A state program that would allow the Texas Department of Transportation to issue grants for separating roadways from railroads at crossings passed the Senate Transportation Committee on a 9-0 vote and now heads for a floor vote. The bill was authored by Senate Transportation Committee Chairman Robert Nichols, (R) Palestine, along with Houston Senator Carol Alvarado (D). 

The Senate bill has a companion House bill,  HB3727, authored by Frisco Representative Jared Patterson (R) and Houston Representative Ana Hernandez (D), The House bill was filed on March 4th and has not yet been assigned to committee.

A number of advocates spoke in support of Senate bill 1555. They included Andrea French from Transportation Advocates of Texas; Madison Graham, Texas Transportation Advocates Group (TAG-Houston); Executive Director Kathleen Parker of the Gulf Coast Rail District; Ben Wright, Brotherhood of Locomotive Engineers and Trainmen and Peter LeCody from Texas Rail Advocates.

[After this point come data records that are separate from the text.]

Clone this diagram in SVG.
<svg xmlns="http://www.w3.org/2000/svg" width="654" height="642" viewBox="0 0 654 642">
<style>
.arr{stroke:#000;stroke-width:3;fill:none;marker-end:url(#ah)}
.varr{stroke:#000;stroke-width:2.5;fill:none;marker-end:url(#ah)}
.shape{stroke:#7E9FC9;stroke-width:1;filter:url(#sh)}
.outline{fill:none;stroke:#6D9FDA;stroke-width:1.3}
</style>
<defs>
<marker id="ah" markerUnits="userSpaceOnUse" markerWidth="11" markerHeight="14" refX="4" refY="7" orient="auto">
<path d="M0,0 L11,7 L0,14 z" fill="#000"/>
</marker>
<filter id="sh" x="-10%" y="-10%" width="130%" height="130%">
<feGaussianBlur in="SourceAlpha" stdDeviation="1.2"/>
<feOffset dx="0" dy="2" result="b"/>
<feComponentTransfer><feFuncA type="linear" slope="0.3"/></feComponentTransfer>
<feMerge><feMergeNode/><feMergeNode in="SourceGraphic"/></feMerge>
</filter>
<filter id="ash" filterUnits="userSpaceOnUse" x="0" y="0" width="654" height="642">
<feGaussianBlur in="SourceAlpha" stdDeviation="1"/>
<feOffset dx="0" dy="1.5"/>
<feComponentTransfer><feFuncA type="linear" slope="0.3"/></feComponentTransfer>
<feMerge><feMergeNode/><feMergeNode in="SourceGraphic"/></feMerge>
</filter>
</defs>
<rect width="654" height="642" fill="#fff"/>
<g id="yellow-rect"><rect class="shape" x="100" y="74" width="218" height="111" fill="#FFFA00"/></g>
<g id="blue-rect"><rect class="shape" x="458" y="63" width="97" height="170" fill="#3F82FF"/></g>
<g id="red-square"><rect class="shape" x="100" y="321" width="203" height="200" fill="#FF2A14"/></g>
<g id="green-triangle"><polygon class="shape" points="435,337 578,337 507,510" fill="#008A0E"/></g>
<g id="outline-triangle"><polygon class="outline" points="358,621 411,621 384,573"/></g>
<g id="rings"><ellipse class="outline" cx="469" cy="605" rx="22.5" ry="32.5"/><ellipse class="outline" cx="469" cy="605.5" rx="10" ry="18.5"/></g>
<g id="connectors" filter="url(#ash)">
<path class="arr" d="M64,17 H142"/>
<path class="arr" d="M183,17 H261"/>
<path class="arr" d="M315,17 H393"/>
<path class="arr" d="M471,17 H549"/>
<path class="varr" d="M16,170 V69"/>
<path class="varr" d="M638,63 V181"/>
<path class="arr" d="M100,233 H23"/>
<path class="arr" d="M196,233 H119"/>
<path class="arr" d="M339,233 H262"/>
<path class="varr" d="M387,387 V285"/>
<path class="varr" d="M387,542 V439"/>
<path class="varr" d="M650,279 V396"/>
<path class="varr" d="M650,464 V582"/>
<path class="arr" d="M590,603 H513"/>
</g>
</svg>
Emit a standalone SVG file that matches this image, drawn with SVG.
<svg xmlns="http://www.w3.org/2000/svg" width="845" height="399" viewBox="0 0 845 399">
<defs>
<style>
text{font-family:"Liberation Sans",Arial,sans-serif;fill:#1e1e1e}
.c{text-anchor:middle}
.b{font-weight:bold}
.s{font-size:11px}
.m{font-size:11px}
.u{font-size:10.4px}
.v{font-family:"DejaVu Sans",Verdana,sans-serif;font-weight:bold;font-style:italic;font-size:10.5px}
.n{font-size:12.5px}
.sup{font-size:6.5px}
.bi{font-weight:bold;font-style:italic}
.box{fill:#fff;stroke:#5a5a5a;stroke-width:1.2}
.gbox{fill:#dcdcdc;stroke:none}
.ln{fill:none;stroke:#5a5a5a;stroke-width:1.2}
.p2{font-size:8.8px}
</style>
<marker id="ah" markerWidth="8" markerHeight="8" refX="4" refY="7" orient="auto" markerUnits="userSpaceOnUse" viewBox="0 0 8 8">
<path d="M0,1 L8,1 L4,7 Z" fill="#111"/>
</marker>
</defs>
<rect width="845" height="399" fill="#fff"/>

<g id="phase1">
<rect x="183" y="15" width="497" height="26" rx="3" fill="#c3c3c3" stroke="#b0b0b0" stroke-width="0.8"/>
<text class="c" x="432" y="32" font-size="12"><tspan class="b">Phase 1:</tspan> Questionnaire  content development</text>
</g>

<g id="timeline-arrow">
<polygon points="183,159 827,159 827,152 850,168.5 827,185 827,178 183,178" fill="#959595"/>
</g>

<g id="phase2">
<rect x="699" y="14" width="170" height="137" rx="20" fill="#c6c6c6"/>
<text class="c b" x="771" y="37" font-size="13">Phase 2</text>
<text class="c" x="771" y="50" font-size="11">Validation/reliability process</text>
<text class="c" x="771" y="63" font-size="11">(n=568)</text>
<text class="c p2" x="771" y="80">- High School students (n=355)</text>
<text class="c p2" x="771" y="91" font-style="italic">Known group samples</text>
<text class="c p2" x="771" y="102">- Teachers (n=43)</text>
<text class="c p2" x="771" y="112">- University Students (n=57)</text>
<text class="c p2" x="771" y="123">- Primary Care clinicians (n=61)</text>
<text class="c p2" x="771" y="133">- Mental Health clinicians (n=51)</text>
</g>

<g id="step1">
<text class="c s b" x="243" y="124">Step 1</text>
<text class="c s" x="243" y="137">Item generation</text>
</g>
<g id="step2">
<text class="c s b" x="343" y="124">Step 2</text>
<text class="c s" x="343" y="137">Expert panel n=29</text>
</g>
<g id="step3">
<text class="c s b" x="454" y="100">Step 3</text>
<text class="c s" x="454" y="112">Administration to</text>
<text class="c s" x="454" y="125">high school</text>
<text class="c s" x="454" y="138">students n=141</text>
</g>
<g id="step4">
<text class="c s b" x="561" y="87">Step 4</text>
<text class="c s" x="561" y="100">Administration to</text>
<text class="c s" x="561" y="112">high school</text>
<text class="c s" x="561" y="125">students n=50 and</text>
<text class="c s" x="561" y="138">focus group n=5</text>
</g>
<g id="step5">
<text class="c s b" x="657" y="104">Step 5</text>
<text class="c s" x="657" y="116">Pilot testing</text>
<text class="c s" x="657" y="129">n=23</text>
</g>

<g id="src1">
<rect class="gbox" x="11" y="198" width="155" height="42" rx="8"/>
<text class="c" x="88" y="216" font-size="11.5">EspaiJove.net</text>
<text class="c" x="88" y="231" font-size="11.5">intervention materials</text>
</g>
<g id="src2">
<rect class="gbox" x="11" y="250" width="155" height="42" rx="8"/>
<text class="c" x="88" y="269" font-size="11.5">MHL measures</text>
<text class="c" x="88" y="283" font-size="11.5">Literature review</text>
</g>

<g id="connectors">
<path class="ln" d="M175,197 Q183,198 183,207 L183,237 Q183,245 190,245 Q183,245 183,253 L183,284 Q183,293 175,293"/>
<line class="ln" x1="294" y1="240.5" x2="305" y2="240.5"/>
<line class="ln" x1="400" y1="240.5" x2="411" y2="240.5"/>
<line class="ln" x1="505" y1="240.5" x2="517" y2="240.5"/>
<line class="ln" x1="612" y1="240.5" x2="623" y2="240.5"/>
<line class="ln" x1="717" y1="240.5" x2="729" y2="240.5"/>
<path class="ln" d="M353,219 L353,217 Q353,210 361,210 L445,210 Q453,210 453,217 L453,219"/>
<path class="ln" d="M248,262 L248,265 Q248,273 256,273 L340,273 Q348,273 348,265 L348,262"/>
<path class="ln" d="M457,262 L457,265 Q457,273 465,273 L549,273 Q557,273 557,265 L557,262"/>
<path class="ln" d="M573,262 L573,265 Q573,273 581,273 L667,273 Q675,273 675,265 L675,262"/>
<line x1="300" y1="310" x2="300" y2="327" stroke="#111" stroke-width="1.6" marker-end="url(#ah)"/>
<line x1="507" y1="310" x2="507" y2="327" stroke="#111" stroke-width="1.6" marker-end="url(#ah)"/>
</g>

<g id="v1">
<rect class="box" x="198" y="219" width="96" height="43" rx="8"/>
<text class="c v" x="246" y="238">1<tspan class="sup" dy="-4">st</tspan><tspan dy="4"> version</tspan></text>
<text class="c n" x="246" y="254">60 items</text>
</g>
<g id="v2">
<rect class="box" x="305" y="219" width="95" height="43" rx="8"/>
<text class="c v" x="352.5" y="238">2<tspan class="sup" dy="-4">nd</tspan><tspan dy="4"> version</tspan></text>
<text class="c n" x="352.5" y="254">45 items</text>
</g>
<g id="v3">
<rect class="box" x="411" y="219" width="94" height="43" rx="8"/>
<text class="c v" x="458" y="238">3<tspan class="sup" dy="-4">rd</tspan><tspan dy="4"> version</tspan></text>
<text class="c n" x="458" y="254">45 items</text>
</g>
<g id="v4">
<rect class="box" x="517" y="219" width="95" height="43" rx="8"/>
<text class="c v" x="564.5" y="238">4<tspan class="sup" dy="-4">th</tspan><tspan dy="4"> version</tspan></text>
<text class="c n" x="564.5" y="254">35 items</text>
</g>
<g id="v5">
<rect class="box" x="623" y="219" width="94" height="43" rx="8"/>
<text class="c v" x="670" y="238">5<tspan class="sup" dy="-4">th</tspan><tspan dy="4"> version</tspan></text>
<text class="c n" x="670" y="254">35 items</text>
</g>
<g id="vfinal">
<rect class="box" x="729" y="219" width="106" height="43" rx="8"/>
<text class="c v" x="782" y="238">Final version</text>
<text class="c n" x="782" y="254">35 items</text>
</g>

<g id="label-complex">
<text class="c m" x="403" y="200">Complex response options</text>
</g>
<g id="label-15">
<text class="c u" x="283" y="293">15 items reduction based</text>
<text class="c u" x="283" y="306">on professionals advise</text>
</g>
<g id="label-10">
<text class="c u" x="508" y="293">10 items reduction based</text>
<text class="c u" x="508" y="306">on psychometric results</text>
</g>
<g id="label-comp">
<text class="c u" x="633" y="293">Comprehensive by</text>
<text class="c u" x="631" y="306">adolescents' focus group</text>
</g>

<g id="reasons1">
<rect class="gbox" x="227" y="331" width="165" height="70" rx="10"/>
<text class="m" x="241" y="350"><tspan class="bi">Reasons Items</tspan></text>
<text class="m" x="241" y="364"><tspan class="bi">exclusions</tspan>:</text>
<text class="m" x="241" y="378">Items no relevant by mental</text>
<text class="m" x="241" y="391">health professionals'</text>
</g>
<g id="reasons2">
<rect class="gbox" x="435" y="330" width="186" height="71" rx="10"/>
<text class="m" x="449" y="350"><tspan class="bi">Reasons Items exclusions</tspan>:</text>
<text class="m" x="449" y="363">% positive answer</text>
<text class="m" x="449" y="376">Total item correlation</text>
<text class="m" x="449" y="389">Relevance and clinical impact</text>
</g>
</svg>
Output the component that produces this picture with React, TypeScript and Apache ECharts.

During interim hearings last fall, it was determined that the Senate Transportation Committee should investigate rail grade separations to improve safety, emergency response times, mitigate highway congestion, enhance economic productivity, improve evacuation routing and keep the supply chain moving on railroads and highways.

The bill, if passed by the legislature and signed by the governor, would require the TxDOT Rail Division to award grants to improve highway-rail crossings with overpasses, underpasses and other improvements on non-highway intersections throughout the state.

While no funding is specifically attached to the bill, it's been bandied about the capitol that $350 million would be a likely amount allocated to kickstart the grant program. Local entities would be required to contribute a minimum of !0% to finance the cost of a grade separation project.

Giving testimony at the Wednesday Transportation Committee hearing, Texas Rail Advocates President Peter LeCody pointed out that the grant program can come none too soon. "In 2024 Texas experienced 246 highway-rail crossing crashes resulting in 16 deaths and 75 injuries. That is not a designation we desire and that's why I am glad to be here and show our support for this grant program, said LeCody.

LeCody also said that the Federal Railroad Administration offers competiive grant programs and if Texas is able to participate and win federal grants it could be a force multiplier in advancing even more rail projects.